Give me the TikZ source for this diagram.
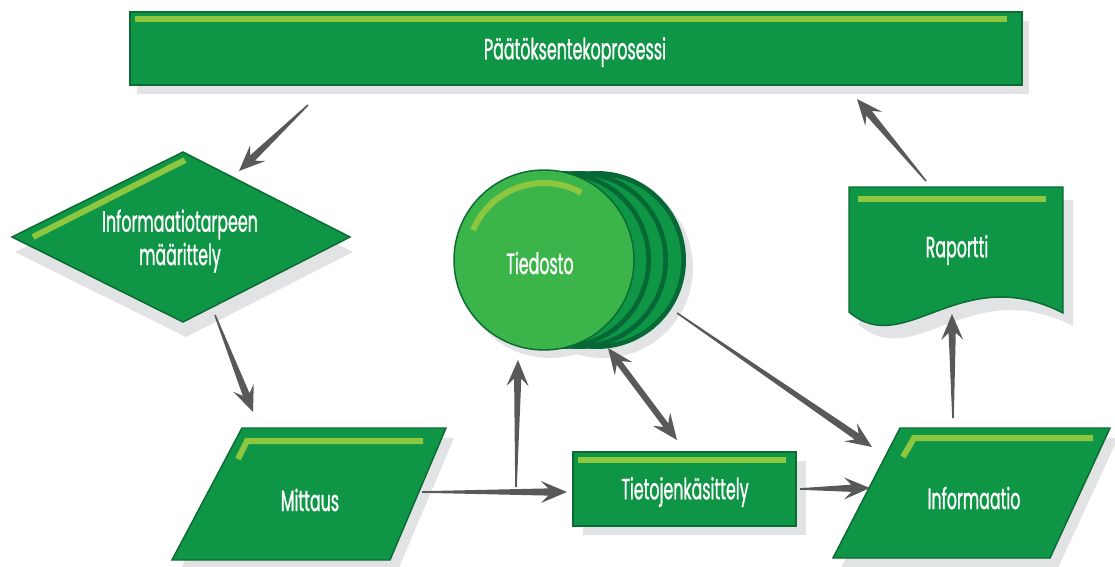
\documentclass[tikz,border=0pt]{standalone}
\usepackage{fontspec}
\newfontfamily\flowfont[FakeStretch=0.54, FakeBold=0.9]{Poppins}
\usetikzlibrary{calc}

\definecolor{boxgreen}{HTML}{0F9546}
\definecolor{edgegreen}{HTML}{0B6B33}
\definecolor{stripegreen}{HTML}{8DC63F}
\definecolor{discgreen}{HTML}{3BB54A}
\definecolor{discedge}{HTML}{056835}
\definecolor{shadowgrey}{HTML}{E2E3E5}
\definecolor{arrowgrey}{HTML}{58595B}

% tapered arrow: thin tail at #1, barbed head at #2
\newcommand\taperarrow[2]{%
  \coordinate (ta-h) at ($(#2)!19.5pt!(#1)$);
  \coordinate (ta-s) at ($(#2)!14pt!(#1)$);
  \fill[arrowgrey] ($(#1)!0.6pt!90:(#2)$) -- ($(ta-s)!2.7pt!90:(#2)$)
    -- ($(ta-h)!8.25pt!90:(#2)$) -- (#2) -- ($(ta-h)!8.25pt!-90:(#2)$)
    -- ($(ta-s)!2.7pt!-90:(#2)$) -- ($(#1)!0.6pt!-90:(#2)$) -- cycle;}

% arrow with heads at both ends
\newcommand\taperdarrow[2]{%
  \coordinate (tb-h1) at ($(#1)!19.5pt!(#2)$);
  \coordinate (tb-s1) at ($(#1)!14pt!(#2)$);
  \coordinate (tb-h2) at ($(#2)!19.5pt!(#1)$);
  \coordinate (tb-s2) at ($(#2)!14pt!(#1)$);
  \fill[arrowgrey] (#1) -- ($(tb-h1)!8.25pt!90:(#2)$) -- ($(tb-s1)!2.3pt!90:(#2)$)
    -- ($(tb-s2)!2.3pt!90:(#2)$) -- ($(tb-h2)!8.25pt!90:(#2)$) -- (#2)
    -- ($(tb-h2)!8.25pt!-90:(#2)$) -- ($(tb-s2)!2.3pt!-90:(#2)$)
    -- ($(tb-s1)!2.3pt!-90:(#2)$) -- ($(tb-h1)!8.25pt!-90:(#2)$) -- cycle;}

\begin{document}
\begin{tikzpicture}[x=0.75pt,y=-0.75pt,
  greenshape/.style={fill=boxgreen, draw=edgegreen, line width=1.1pt, line join=miter},
  shade/.style={fill=shadowgrey},
  stripe/.style={draw=stripegreen, line width=4.5pt},
  txt/.style={text=white, font=\flowfont\fontsize{22}{25}\selectfont, inner sep=0pt, align=center}]
\useasboundingbox (0,0) rectangle (1115,567);

% ---- decision process bar
\fill[shade] (137,21) rectangle (1029,94);
\draw[greenshape] (130,12) rectangle (1022,85);
\draw[stripe] (135,19) -- (1007,19);
\node[txt] (proc) at (575,52) {Päätöksentekoprosessi};

% ---- information need (diamond)
\fill[shade, shift={(3,15)}] (12,237) -- (183,152) -- (350,237) -- (183,322) -- cycle;
\draw[greenshape] (12,237) -- (183,152) -- (350,237) -- (183,322) -- cycle;
\draw[stripe] (33,237) -- (185,160);
\node[txt] (need) at (180,241) {Informaatiotarpeen\\määrittely};

% ---- file (stack of discs)
\fill[shade] (603,268) circle[radius=67.5pt];
\fill[shade] (550,268) circle[radius=67.5pt];
\foreach \cx in {597,579,562}{
  \filldraw[fill=boxgreen, draw=discedge, line width=3.5pt] (\cx,260) circle[radius=65pt];
}
\draw[fill=discgreen, draw=edgegreen, line width=1.1pt] (544,260) circle[radius=67.5pt];
\draw[stripe] (473,230) arc[start angle=157, end angle=61, radius=57.75pt];
\node[txt] (file) at (540,263) {Tiedosto};

% ---- report (document shape)
\fill[shade, shift={(10,13)}] (849,187) -- (1063,187) -- (1063,313)
  .. controls (960,260) and (905,360) .. (849,312) -- cycle;
\draw[greenshape] (849,187) -- (1063,187) -- (1063,313)
  .. controls (960,260) and (905,360) .. (849,312) -- cycle;
\draw[stripe] (858,199) -- (1046,199);
\node[txt] (report) at (957,250) {Raportti};

% ---- measurement (parallelogram)
\fill[shade, shift={(8,10)}] (242,428) -- (446,428) -- (390,560) -- (172,560) -- cycle;
\draw[greenshape] (242,428) -- (446,428) -- (390,560) -- (172,560) -- cycle;
\draw[stripe, line join=miter] (238,459) -- (247,441) -- (423,441);
\node[txt] (meas) at (310,500) {Mittaus};

% ---- data processing (rectangle)
\fill[shade] (583,461) rectangle (806,535);
\draw[greenshape] (573,452) rectangle (796,526);
\draw[stripe] (578,460) -- (786,460);
\node[txt] (proc2) at (685,492) {Tietojenkäsittely};

% ---- information (parallelogram)
\fill[shade, shift={(8,10)}] (900,428) -- (1110,428) -- (1050,558) -- (833,558) -- cycle;
\draw[greenshape] (900,428) -- (1110,428) -- (1050,558) -- (833,558) -- cycle;
\draw[stripe, line join=miter] (903,457) -- (914,438) -- (1093,438);
\node[txt] (info) at (974,498) {Informaatio};

% ---- connector end points
\coordinate (proc-sw) at (308,105);
\coordinate (need-ne) at (239,171);
\coordinate (need-se) at (215,315);
\coordinate (meas-n) at (253,412);
\coordinate (meas-e) at (422,492);
\coordinate (proc2-w) at (567,492);
\coordinate (fork) at (516,487);
\coordinate (file-s) at (518,360);
\coordinate (file-se) at (608,348);
\coordinate (proc2-n) at (677,440);
\coordinate (file-e) at (677,313);
\coordinate (info-nw) at (872,447);
\coordinate (proc2-e) at (800,489);
\coordinate (info-w) at (870,488);
\coordinate (info-n) at (953,418);
\coordinate (report-s) at (952,314);
\coordinate (report-n) at (926,181);
\coordinate (proc-se) at (857,99);

% ---- connectors
\taperarrow{proc-sw}{need-ne}
\taperarrow{need-se}{meas-n}
\taperarrow{meas-e}{proc2-w}
\taperarrow{fork}{file-s}
\taperdarrow{file-se}{proc2-n}
\taperarrow{file-e}{info-nw}
\taperarrow{proc2-e}{info-w}
\taperarrow{info-n}{report-s}
\taperarrow{report-n}{proc-se}
\end{tikzpicture}
\end{document}
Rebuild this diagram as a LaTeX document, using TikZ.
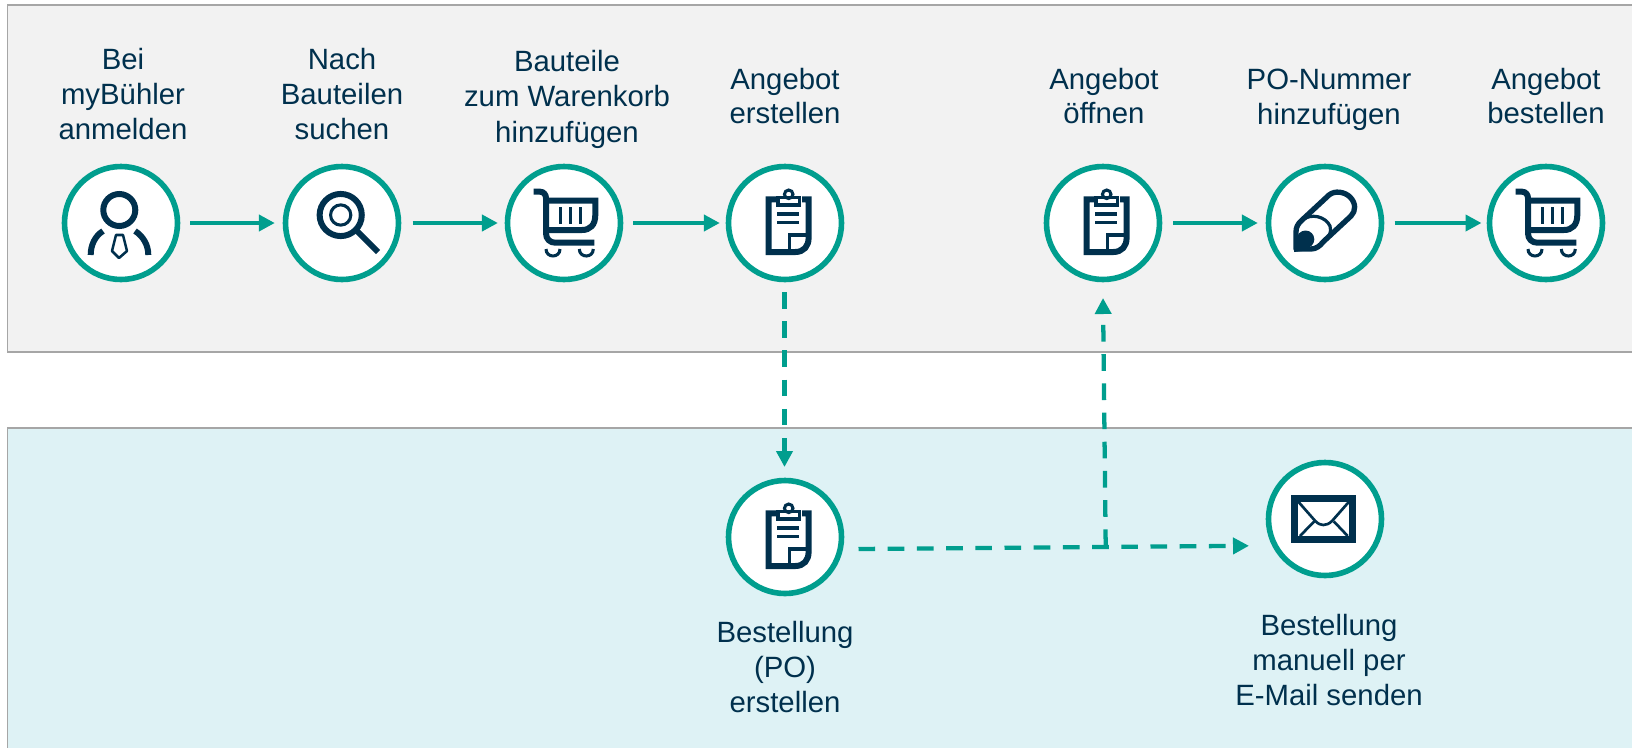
##############################
> _Task to complete_: Output, exactly, all the records above; include no pictures.

> _Result of this task_:
Give me the TikZ source for this diagram.
\documentclass[tikz,border=0pt]{standalone}
\usepackage{fontspec}
\newfontfamily\flowfont[FakeStretch=0.54, FakeBold=0.9]{Poppins}
\usetikzlibrary{calc}

\definecolor{boxgreen}{HTML}{0F9546}
\definecolor{edgegreen}{HTML}{0B6B33}
\definecolor{stripegreen}{HTML}{8DC63F}
\definecolor{discgreen}{HTML}{3BB54A}
\definecolor{discedge}{HTML}{056835}
\definecolor{shadowgrey}{HTML}{E2E3E5}
\definecolor{arrowgrey}{HTML}{58595B}

% tapered arrow: thin tail at #1, barbed head at #2
\newcommand\taperarrow[2]{%
  \coordinate (ta-h) at ($(#2)!19.5pt!(#1)$);
  \coordinate (ta-s) at ($(#2)!14pt!(#1)$);
  \fill[arrowgrey] ($(#1)!0.6pt!90:(#2)$) -- ($(ta-s)!2.7pt!90:(#2)$)
    -- ($(ta-h)!8.25pt!90:(#2)$) -- (#2) -- ($(ta-h)!8.25pt!-90:(#2)$)
    -- ($(ta-s)!2.7pt!-90:(#2)$) -- ($(#1)!0.6pt!-90:(#2)$) -- cycle;}

% arrow with heads at both ends
\newcommand\taperdarrow[2]{%
  \coordinate (tb-h1) at ($(#1)!19.5pt!(#2)$);
  \coordinate (tb-s1) at ($(#1)!14pt!(#2)$);
  \coordinate (tb-h2) at ($(#2)!19.5pt!(#1)$);
  \coordinate (tb-s2) at ($(#2)!14pt!(#1)$);
  \fill[arrowgrey] (#1) -- ($(tb-h1)!8.25pt!90:(#2)$) -- ($(tb-s1)!2.3pt!90:(#2)$)
    -- ($(tb-s2)!2.3pt!90:(#2)$) -- ($(tb-h2)!8.25pt!90:(#2)$) -- (#2)
    -- ($(tb-h2)!8.25pt!-90:(#2)$) -- ($(tb-s2)!2.3pt!-90:(#2)$)
    -- ($(tb-s1)!2.3pt!-90:(#2)$) -- ($(tb-h1)!8.25pt!-90:(#2)$) -- cycle;}

\begin{document}
\begin{tikzpicture}[x=0.75pt,y=-0.75pt,
  greenshape/.style={fill=boxgreen, draw=edgegreen, line width=1.1pt, line join=miter},
  shade/.style={fill=shadowgrey},
  stripe/.style={draw=stripegreen, line width=4.5pt},
  txt/.style={text=white, font=\flowfont\fontsize{22}{25}\selectfont, inner sep=0pt, align=center}]
\useasboundingbox (0,0) rectangle (1115,567);

% ---- decision process bar
\fill[shade] (137,21) rectangle (1029,94);
\draw[greenshape] (130,12) rectangle (1022,85);
\draw[stripe] (135,19) -- (1007,19);
\node[txt] (proc) at (575,52) {Päätöksentekoprosessi};

% ---- information need (diamond)
\fill[shade, shift={(3,15)}] (12,237) -- (183,152) -- (350,237) -- (183,322) -- cycle;
\draw[greenshape] (12,237) -- (183,152) -- (350,237) -- (183,322) -- cycle;
\draw[stripe] (33,237) -- (185,160);
\node[txt] (need) at (180,241) {Informaatiotarpeen\\määrittely};

% ---- file (stack of discs)
\fill[shade] (603,268) circle[radius=67.5pt];
\fill[shade] (550,268) circle[radius=67.5pt];
\foreach \cx in {597,579,562}{
  \filldraw[fill=boxgreen, draw=discedge, line width=3.5pt] (\cx,260) circle[radius=65pt];
}
\draw[fill=discgreen, draw=edgegreen, line width=1.1pt] (544,260) circle[radius=67.5pt];
\draw[stripe] (473,230) arc[start angle=157, end angle=61, radius=57.75pt];
\node[txt] (file) at (540,263) {Tiedosto};

% ---- report (document shape)
\fill[shade, shift={(10,13)}] (849,187) -- (1063,187) -- (1063,313)
  .. controls (960,260) and (905,360) .. (849,312) -- cycle;
\draw[greenshape] (849,187) -- (1063,187) -- (1063,313)
  .. controls (960,260) and (905,360) .. (849,312) -- cycle;
\draw[stripe] (858,199) -- (1046,199);
\node[txt] (report) at (957,250) {Raportti};

% ---- measurement (parallelogram)
\fill[shade, shift={(8,10)}] (242,428) -- (446,428) -- (390,560) -- (172,560) -- cycle;
\draw[greenshape] (242,428) -- (446,428) -- (390,560) -- (172,560) -- cycle;
\draw[stripe, line join=miter] (238,459) -- (247,441) -- (423,441);
\node[txt] (meas) at (310,500) {Mittaus};

% ---- data processing (rectangle)
\fill[shade] (583,461) rectangle (806,535);
\draw[greenshape] (573,452) rectangle (796,526);
\draw[stripe] (578,460) -- (786,460);
\node[txt] (proc2) at (685,492) {Tietojenkäsittely};

% ---- information (parallelogram)
\fill[shade, shift={(8,10)}] (900,428) -- (1110,428) -- (1050,558) -- (833,558) -- cycle;
\draw[greenshape] (900,428) -- (1110,428) -- (1050,558) -- (833,558) -- cycle;
\draw[stripe, line join=miter] (903,457) -- (914,438) -- (1093,438);
\node[txt] (info) at (974,498) {Informaatio};

% ---- connector end points
\coordinate (proc-sw) at (308,105);
\coordinate (need-ne) at (239,171);
\coordinate (need-se) at (215,315);
\coordinate (meas-n) at (253,412);
\coordinate (meas-e) at (422,492);
\coordinate (proc2-w) at (567,492);
\coordinate (fork) at (516,487);
\coordinate (file-s) at (518,360);
\coordinate (file-se) at (608,348);
\coordinate (proc2-n) at (677,440);
\coordinate (file-e) at (677,313);
\coordinate (info-nw) at (872,447);
\coordinate (proc2-e) at (800,489);
\coordinate (info-w) at (870,488);
\coordinate (info-n) at (953,418);
\coordinate (report-s) at (952,314);
\coordinate (report-n) at (926,181);
\coordinate (proc-se) at (857,99);

% ---- connectors
\taperarrow{proc-sw}{need-ne}
\taperarrow{need-se}{meas-n}
\taperarrow{meas-e}{proc2-w}
\taperarrow{fork}{file-s}
\taperdarrow{file-se}{proc2-n}
\taperarrow{file-e}{info-nw}
\taperarrow{proc2-e}{info-w}
\taperarrow{info-n}{report-s}
\taperarrow{report-n}{proc-se}
\end{tikzpicture}
\end{document}
Rebuild this diagram as a LaTeX document, using TikZ.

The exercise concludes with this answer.